Levy wasn’t the only one to object to the environmentalists. During his three minutes before the commissioners, Brian Klaas of Nanjemoy said that their position “scares the heck out of me” because it would rob him of control over the land he’d worked for.

“Our desire for our land is to live on it, to enjoy it, preserve it and pass it to our heirs. We paid for it; we’re still paying for it,” Klaas said.

When the speakers had finished, Commissioner Ken Robinson moved that the board work to draft a new map that could be acceptable to both sides, because “we don’t want to punt” the matter back to the planning commission.

Commissioners’ President Candice Quinn Kelly (D) joined him, but the other three commissioners voted simply to keep the record open instead.

Despite rejecting Robinsion’s motion, Commissioner Reuben B. Collins II (D) said in a Wednesday interview that he hopes for a compromise.

“From my perspective I see problems with both maps. All along, I thought the idea was to try to find somewhat more of a middle ground. I think that’s something were going to eventually get toward,” Collins said.

Kelly was more definite, saying she could not accept the map endorsed by the planning commission and BGI, in large part because of sharp although informal criticism offered by the Maryland Department of Planning after the planning commission approved it.

“There are a couple fundamental questions: the intent of the law, compliance with the law, and will the map be able to stand up against criticism from state agencies and legal challenges? There was nothing I heard from BGI that convinces me that that’s the case,” Kelly said.

At other hearings, BGI supporters have said state agencies can do little about the county’s tier map even if they don’t like it.
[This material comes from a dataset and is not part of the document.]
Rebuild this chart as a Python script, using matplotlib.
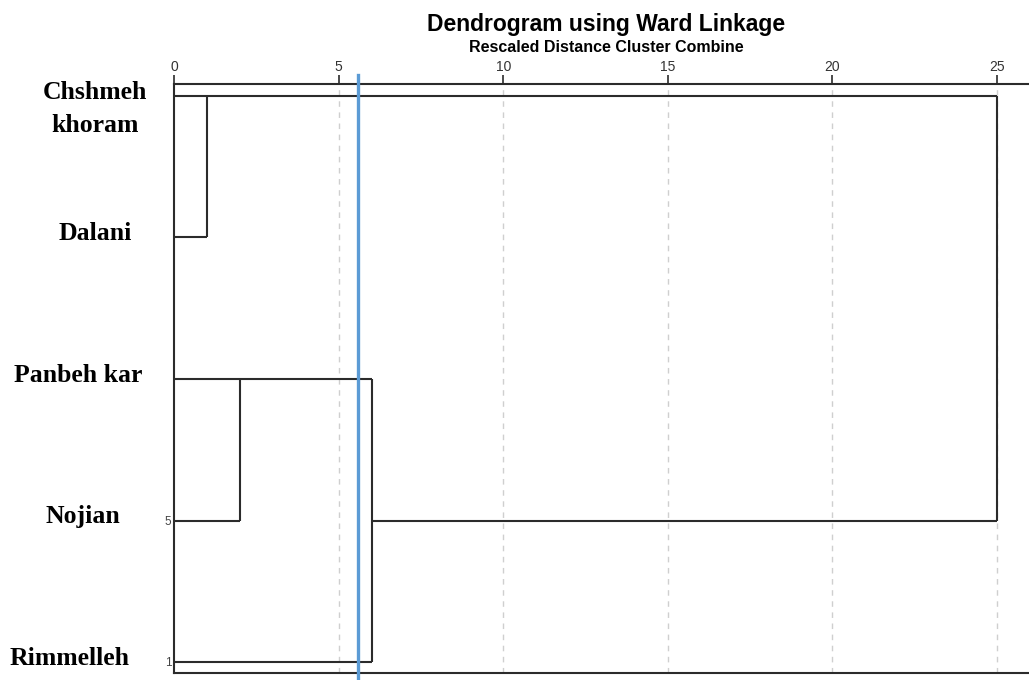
import matplotlib.pyplot as plt

# leaves in display order (top to bottom)
leaf_names = ['Chshmeh\nkhoram', 'Dalani', 'Panbeh kar', 'Nojian', 'Rimmelleh']
# merges: (node a, node b, rescaled distance); new nodes are numbered from 5
merges = [(0, 1, 1.0), (2, 3, 2.0), (6, 4, 6.0), (5, 7, 25.0)]
case_rows = [3, 4]
case_labels = ['5', '1']
xticks = [0, 5, 10, 15, 20, 25]
cut_line = 5.6

W, H = 1029, 680
fig = plt.figure(figsize=(W / 100, H / 100), dpi=100)
ax = fig.add_axes([174 / W, 1 - 673 / H, (1028 - 174) / W, (673 - 84) / H])

ax.set_xlim(0, 25.94)
ax.set_ylim(4 + 11 / 141.5, -12 / 141.5)

line_kw = dict(color='#2b2b2b', lw=1.5, solid_capstyle='butt')

# node -> (row, x)
nodes = {i: (i, 0.0) for i in range(len(leaf_names))}
for k, (a, b, h) in enumerate(merges):
    ra, xa = nodes[a]
    rb, xb = nodes[b]
    ax.plot([xa, h], [ra, ra], **line_kw)
    ax.plot([xb, h], [rb, rb], **line_kw)
    ax.plot([h, h], [ra, rb], **line_kw)
    nodes[len(leaf_names) + k] = ((ra + rb) // 2, h)

# dashed grid
for t in xticks[1:]:
    ax.axvline(t, color='#cfcfcf', lw=1.0, ls=(0, (4, 4)), zorder=0)

# cut line
ax.plot([cut_line, cut_line], [1.016, -0.012], color='#5b9bd5', lw=2.4,
        transform=ax.get_xaxis_transform(), clip_on=False, zorder=5)

ax.xaxis.tick_top()
ax.set_xticks(xticks)
ax.set_xticklabels([str(t) for t in xticks], fontsize=10, color='#333333',
                   family='Liberation Sans')
ax.tick_params(axis='x', direction='out', length=6.5, width=1.2, pad=1,
               colors='#2b2b2b', labelcolor='#333333')
ax.set_yticks(case_rows)
ax.set_yticklabels(case_labels, fontsize=8.5, color='#444444', family='Liberation Sans')
ax.tick_params(axis='y', length=0, pad=2)
for s in ['top', 'left', 'bottom']:
    ax.spines[s].set_color('#2b2b2b')
    ax.spines[s].set_linewidth(1.5)
ax.spines['right'].set_visible(False)

# leaf names
label_cx = [95, 95, 78, 83, 70]
for i, name in enumerate(leaf_names):
    for j, line in enumerate(name.split('\n')):
        y_fig = ax.transData.transform((0, i))[1] - j * 33 - 3
        fig.text(label_cx[i] / W, y_fig / H, line, ha='center', va='baseline',
                 fontsize=18.5, fontweight='bold', family='Liberation Serif')

fig.text(606 / W, 1 - 25 / H, 'Dendrogram using Ward Linkage', ha='center', va='center',
         fontsize=16.5, fontweight='bold', family='Liberation Sans')
fig.text(606 / W, 1 - 48 / H, 'Rescaled Distance Cluster Combine', ha='center', va='center',
         fontsize=11.5, fontweight='bold', family='Liberation Sans')

fig.savefig('out.png', dpi=100)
This might be true, Robinson acknowledged, but the state has many other ways of making its displeasure felt, especially as it doles out funds for infrastructure.

“I’ll just leave you with a ‘dot dot dot’” on the potential consequences of offending the Maryland Department of Planning and other agencies, he said.

Commissioners Debra M. Davis (D) and Bobby Rucci (D) did not return calls seeking comment Wednesday.